Bu kıssayla ilahi vahye yapılacak itirazların yükün hafiflemesine değil de ağırlaşmasına sebebiyet vereceği vurgulanır. Bu durum Kur'an-ı Kerim'in bir çok yerinde zikredilir. Tıpkı Fil olayında: "Ey Mekkeliler! Vakti zamanında hemen hepinizin şahit olduğu gibi evime saldıran Ebrehe ve askerleri sizden daha güçlü ve kuvvetliydiler. Hatta kocaman fillere de sahip olmalarına rağmen minnacık ebabil kuşlarına karşı savaşamadıkları gibi direnemediler bile. Şayet siz de benim Peygamberim (s.a.v.)'e saldıracak olursanız Ebrehe ve ordusunu yok ettiğim gibi sizi de yok ederim." dediği gibi.

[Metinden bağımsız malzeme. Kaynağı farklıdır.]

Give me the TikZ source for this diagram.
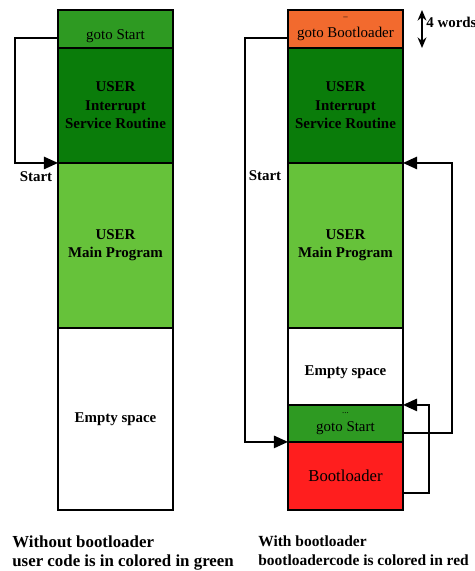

İmtihan dünyasında insan, Allah'ın emirleri konusunda kayıtsız bir teslimiyet mi sergiliyor yoksa "Başım gözüm üstüne" mi diyor. Eğer: "Emir Yüce makamdan gelmişse hiç bir itirazım yok, her şey olduğu gibi, anlatıldığı gibi, istendiği gibi başım gözüm üstüne" diyorsa o kişi Müslüman; "Bu da nereden çıktı, zamanı mıydı şimdi, çağımız teknoloji çağı ne ilgisi var bu konunun, Yüce Allah böyle bir şeyi niye emretsin ki, akıl karı değil." diyorsa Yahudileşmeye doğru evrilmenin, yoldan çıkmanın ilk belirtisi oluşmuştur. Trenin makas değiştirdiği gibi yolunu değiştirmeye başlamış demektir.

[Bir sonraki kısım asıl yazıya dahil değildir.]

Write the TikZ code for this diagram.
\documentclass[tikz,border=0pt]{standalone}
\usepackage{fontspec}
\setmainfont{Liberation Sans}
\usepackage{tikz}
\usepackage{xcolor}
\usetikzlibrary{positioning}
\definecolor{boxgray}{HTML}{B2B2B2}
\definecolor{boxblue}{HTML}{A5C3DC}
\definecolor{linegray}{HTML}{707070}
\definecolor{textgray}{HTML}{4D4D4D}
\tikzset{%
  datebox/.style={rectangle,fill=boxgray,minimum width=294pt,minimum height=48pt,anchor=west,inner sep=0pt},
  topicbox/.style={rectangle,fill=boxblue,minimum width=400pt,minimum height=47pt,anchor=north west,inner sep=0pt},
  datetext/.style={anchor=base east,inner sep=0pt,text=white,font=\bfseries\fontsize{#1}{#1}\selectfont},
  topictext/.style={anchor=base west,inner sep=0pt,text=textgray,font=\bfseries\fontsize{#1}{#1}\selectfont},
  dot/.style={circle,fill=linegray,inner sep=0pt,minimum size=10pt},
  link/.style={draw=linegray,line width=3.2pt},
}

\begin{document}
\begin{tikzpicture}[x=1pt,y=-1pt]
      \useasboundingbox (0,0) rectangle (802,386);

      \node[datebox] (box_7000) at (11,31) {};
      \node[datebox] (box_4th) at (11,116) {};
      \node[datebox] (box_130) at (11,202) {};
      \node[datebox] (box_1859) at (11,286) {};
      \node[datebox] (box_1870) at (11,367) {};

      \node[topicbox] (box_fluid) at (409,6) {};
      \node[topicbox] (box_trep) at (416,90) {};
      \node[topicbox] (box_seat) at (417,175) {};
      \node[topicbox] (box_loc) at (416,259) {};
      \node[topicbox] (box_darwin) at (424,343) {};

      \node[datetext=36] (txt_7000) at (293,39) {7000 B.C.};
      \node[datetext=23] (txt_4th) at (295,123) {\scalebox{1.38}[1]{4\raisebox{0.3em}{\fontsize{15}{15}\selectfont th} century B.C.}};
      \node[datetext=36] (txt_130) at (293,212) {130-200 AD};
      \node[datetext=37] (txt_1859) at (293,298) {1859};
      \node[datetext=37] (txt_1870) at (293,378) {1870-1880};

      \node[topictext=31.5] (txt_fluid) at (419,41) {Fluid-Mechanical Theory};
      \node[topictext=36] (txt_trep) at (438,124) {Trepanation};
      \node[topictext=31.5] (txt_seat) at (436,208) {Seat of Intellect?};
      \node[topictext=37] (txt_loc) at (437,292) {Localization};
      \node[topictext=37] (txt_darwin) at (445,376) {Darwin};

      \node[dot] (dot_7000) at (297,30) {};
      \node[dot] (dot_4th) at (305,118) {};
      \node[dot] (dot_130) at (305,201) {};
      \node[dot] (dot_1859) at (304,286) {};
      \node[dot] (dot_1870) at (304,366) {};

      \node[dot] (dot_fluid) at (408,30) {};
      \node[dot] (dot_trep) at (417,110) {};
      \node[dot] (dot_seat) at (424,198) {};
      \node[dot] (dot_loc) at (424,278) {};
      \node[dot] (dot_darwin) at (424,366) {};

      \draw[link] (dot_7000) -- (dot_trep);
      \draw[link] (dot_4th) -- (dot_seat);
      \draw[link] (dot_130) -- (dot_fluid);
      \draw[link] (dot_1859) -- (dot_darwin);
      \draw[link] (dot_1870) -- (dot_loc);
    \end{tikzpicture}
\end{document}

Yüce Allah bu olayla teslim olmayan Yahudileri dillendirirken, Müslümanlara teslim olmayı ve Yahudiler gibi davranmayı terk etmeleri gerektiğine de vurgu yapıyor aslında. Hani Yüca Allah: "Musa, kavmine: Allah bir sığır kesmenizi emrediyor, demişti de: Bizimle alay mı ediyorsun? demişlerdi. O da: Cahillerden olmaktan Allah'a sığınırım, demişti. «Bizim adımıza Rabbine dua et, bize onun ne olduğunu açıklasın» dediler. Musa: Allah diyor ki: «O, ne yaşlı ne de körpe; ikisi arasında bir inek.» Size emredileni hemen yapın, dedi. Bu defa: Bizim için Rabbine dua et, bize onun rengini açıklasın, dediler. «O diyor ki: Sarı renkli, parlak tüylü, bakanların içini açan bir inektir» dedi. «(Ey Musa!) Bizim için, Rabbine dua et de onun nasıl bir sığır olduğunu bize açıklasın, nasıl bir inek keseceğimizi anlayamadık. Biz, inşaallah emredileni yapma yolunu buluruz» dediler. (Musa) dedi ki: Allah şöyle buyuruyor: O, henüz boyunduruk altına alınmayan, yer sürmeyen, ekin sulamayan, serbest dolaşan (salma), renginde hiç alacası bulunmayan bir inektir. «İşte şimdi gerçeği anlattın» dediler ve bunun üzerine (onu bulup) kestiler, ama az kalsın kesmeyeceklerdi. Hani siz bir adam öldürmüştünüz de onun hakkında birbirinizle atışmıştınız. Halbuki Allah gizlemekte olduğunuzu ortaya çıkaracaktır. «Haydi, şimdi (öldürülen) adama, (kesilen ineğin) bir parçasıyla vurun» dedik. Böylece Allah ölüleri diriltir ve düşünesiniz diye size ayetlerini (Peygamberine verdiği mucizelerini) gösterir." (Bakara/67-73) diye buyuruyordu ya.